If You Have Too Much Data, then “Good Enough” Is Good Enough by Pat Helland.
This is a must read article where the author concludes:
The database industry has benefited immensely from the seminal work on data theory started in the 1970s. This work changed the world and continues to be very relevant, but it is apparent now that it captures only part of the problem.
We need a new theory and taxonomy of data that must include:
- Identity and versions. Unlocked data comes with identity and optional versions.
- Derivation. Which versions of which objects contributed to this knowledge? How is their schema interpreted? Changes to the source would drive a recalculation just as in Excel. If a legal reason means the source data may not be used, you should forget about using the knowledge derived from it.

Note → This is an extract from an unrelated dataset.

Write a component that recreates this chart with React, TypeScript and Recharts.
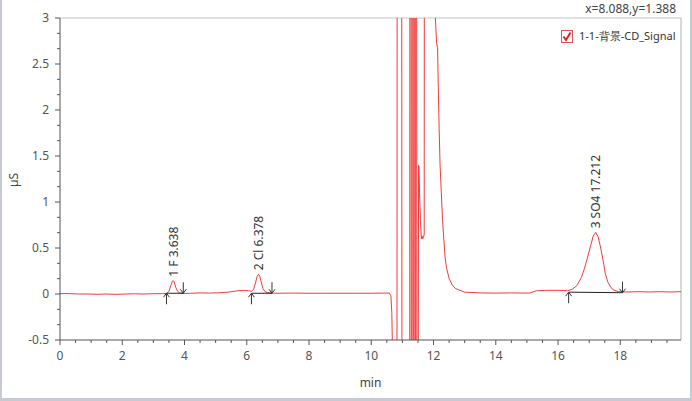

- Lossyness of the derivation. Can we invent a bounding that describes the inaccuracies introduced by derived data? Is this a multidimensional inaccuracy? Can we differentiate loss from the inaccuracies caused by sheer size?
- Attribution by pattern. Just like a Mulligan stew, patterns can be derived from attributes that are derived from patterns (and so on). How can we bound taint from knowledge that we are not legally or ethically supposed to have?
- Classic locked database data. Let’s not forget that any new theory and taxonomy of data should include the classic database as a piece of the larger puzzle.
The example of data relativity, a local “now” in data systems, which may not be consistent with the state at some other location, was particularly good.